> _Problem requirements_: Go through the lines below and copy each one that holds the string "this".

Stored dataset items:
====
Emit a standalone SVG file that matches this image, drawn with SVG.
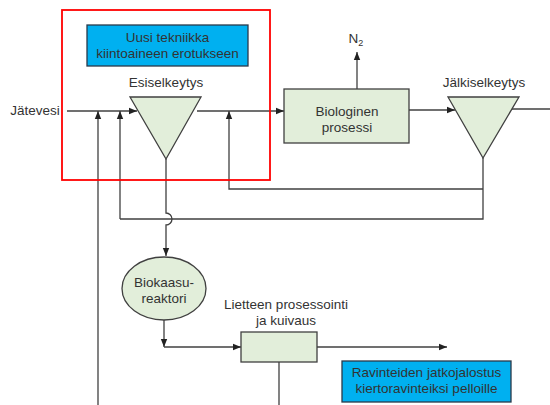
<svg xmlns="http://www.w3.org/2000/svg" width="550" height="405" viewBox="0 0 550 405">
<defs>
<style>
text{font-family:"Liberation Sans",Arial,sans-serif;font-size:13.5px;fill:#333;text-anchor:middle}
.ln{fill:none;stroke:#404040;stroke-width:1.3}
.g{fill:#E2EEDA;stroke:#404040;stroke-width:1.3}
.b{fill:#00B0F0;stroke:#2a3a4a;stroke-width:1.3}
</style>
<marker id="ar" viewBox="0 0 8 8" refX="8" refY="4" markerWidth="8" markerHeight="8" markerUnits="userSpaceOnUse" orient="auto">
<path d="M0,0.8 L8,4 L0,7.2 Z" fill="#222"/>
</marker>
</defs>
<rect width="550" height="405" fill="#fff"/>
<g id="connectors">
<path class="ln" d="M67,111 H137" marker-end="url(#ar)"/>
<path class="ln" d="M98,405 V111" marker-end="url(#ar)"/>
<path class="ln" d="M120,219 V111" marker-end="url(#ar)"/>
<path class="ln" d="M197,111 H284" marker-end="url(#ar)"/>
<path class="ln" d="M483,189 H229 V111" marker-end="url(#ar)"/>
<path class="ln" d="M483,158 V219 H120"/>
<path class="ln" d="M357,89 V52" marker-end="url(#ar)"/>
<path class="ln" d="M409,110 H455" marker-end="url(#ar)"/>
<path class="ln" d="M512,109 H550"/>
<path class="ln" d="M166,159 V213 A6,6 0 0 1 166,225 V256" marker-end="url(#ar)"/>
<path class="ln" d="M164,320 V347" marker-end="url(#ar)"/>
<path class="ln" d="M164,347 H241" marker-end="url(#ar)"/>
<path class="ln" d="M317,347 H447" marker-end="url(#ar)"/>
<path class="ln" d="M279,362 V405"/>
</g>
<g id="highlight">
<rect x="62" y="10" width="208" height="170" fill="none" stroke="#FF0000" stroke-width="1.8"/>
</g>
<g id="note1">
<rect class="b" x="87" y="25" width="161" height="41"/>
<text x="167.5" y="42">Uusi tekniikka</text>
<text x="167.5" y="58">kiintoaineen erotukseen</text>
</g>
<g id="jatevesi">
<text x="35" y="115">Jätevesi</text>
</g>
<g id="esiselkeytys">
<polygon class="g" points="130,97 201,97 166,159"/>
<text x="166" y="87">Esiselkeytys</text>
</g>
<g id="biologinen">
<rect class="g" x="284" y="89" width="125" height="54"/>
<text x="347" y="116">Biologinen</text>
<text x="347" y="132">prosessi</text>
</g>
<g id="n2">
<text x="356" y="43">N<tspan font-size="9" dy="3">2</tspan></text>
</g>
<g id="jalkiselkeytys">
<polygon class="g" points="448,97 519,97 483,158"/>
<text x="484" y="87">Jälkiselkeytys</text>
</g>
<g id="biokaasu">
<ellipse class="g" cx="164" cy="288.5" rx="42" ry="31.5"/>
<text x="164" y="287">Biokaasu-</text>
<text x="164" y="303">reaktori</text>
</g>
<g id="liete">
<rect class="g" x="241" y="332" width="76" height="30"/>
<text x="286" y="309">Lietteen prosessointi</text>
<text x="286" y="325">ja kuivaus</text>
</g>
<g id="note2">
<rect class="b" x="342" y="361" width="169" height="41"/>
<text x="426.5" y="377">Ravinteiden jatkojalostus</text>
<text x="426.5" y="393">kiertoravinteiksi pelloille</text>
</g>
</svg>
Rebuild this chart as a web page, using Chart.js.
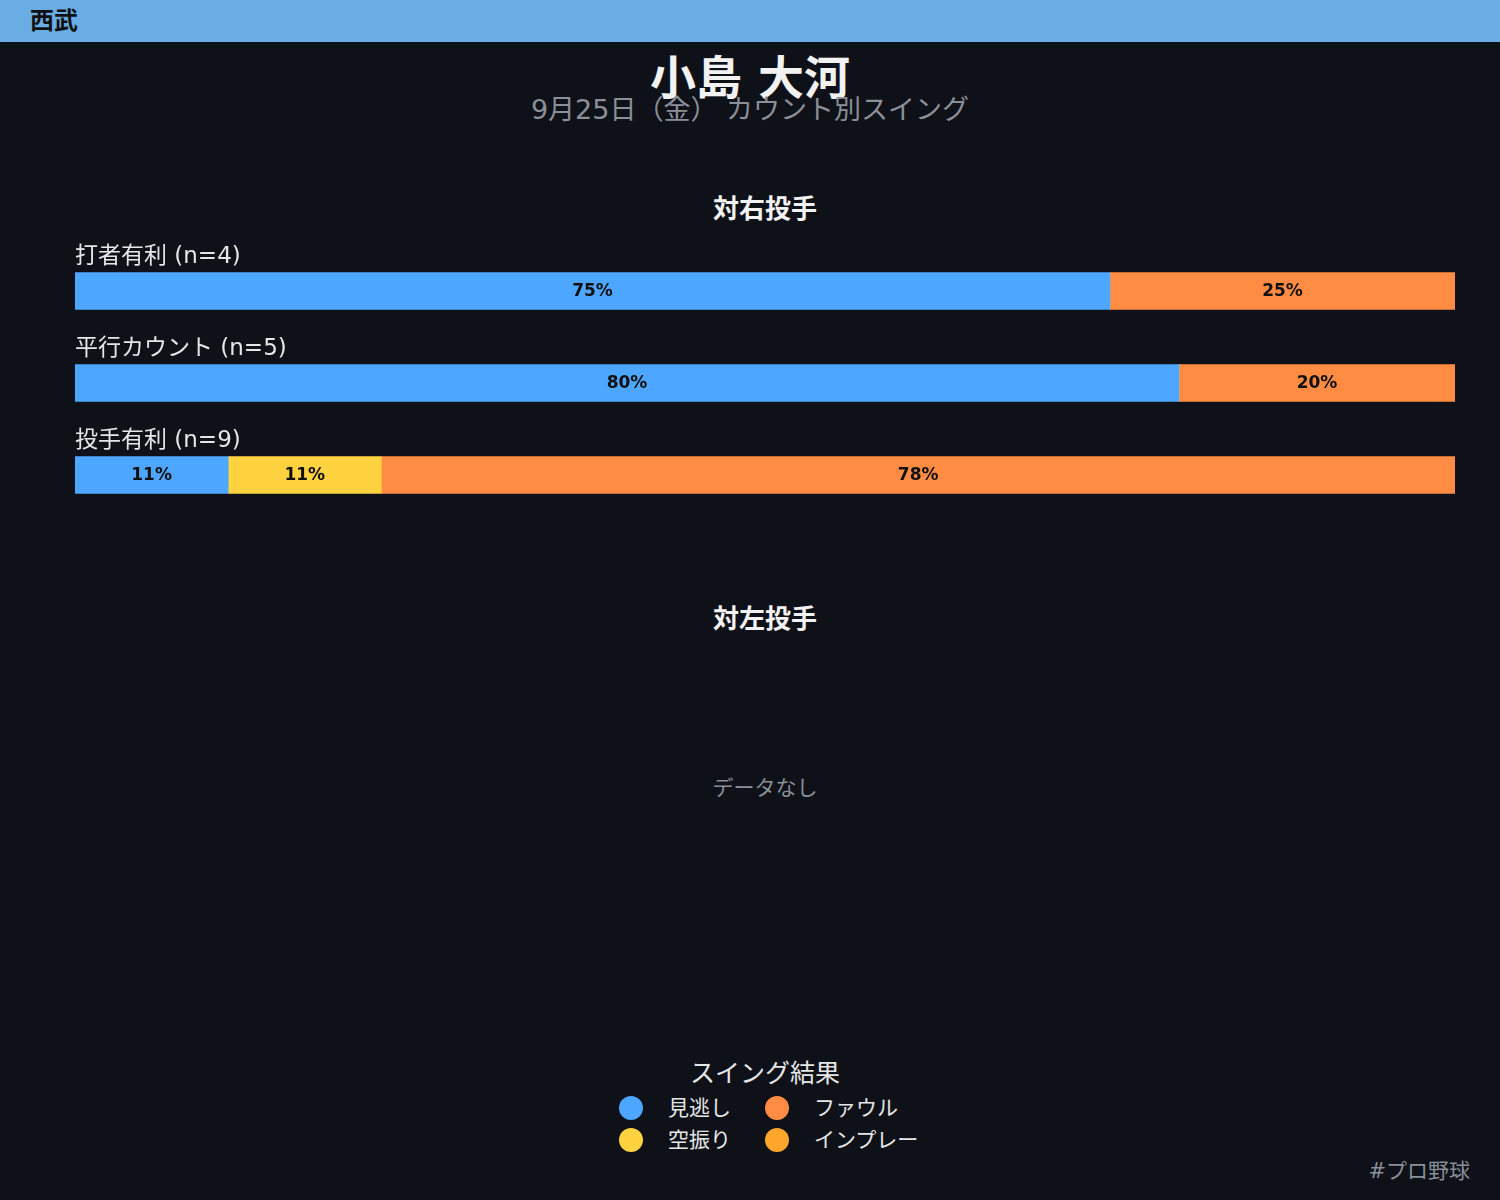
====
> _Final result_:
Emit a standalone SVG file that matches this image, drawn with SVG.
Rebuild this chart as a web page, using Chart.js.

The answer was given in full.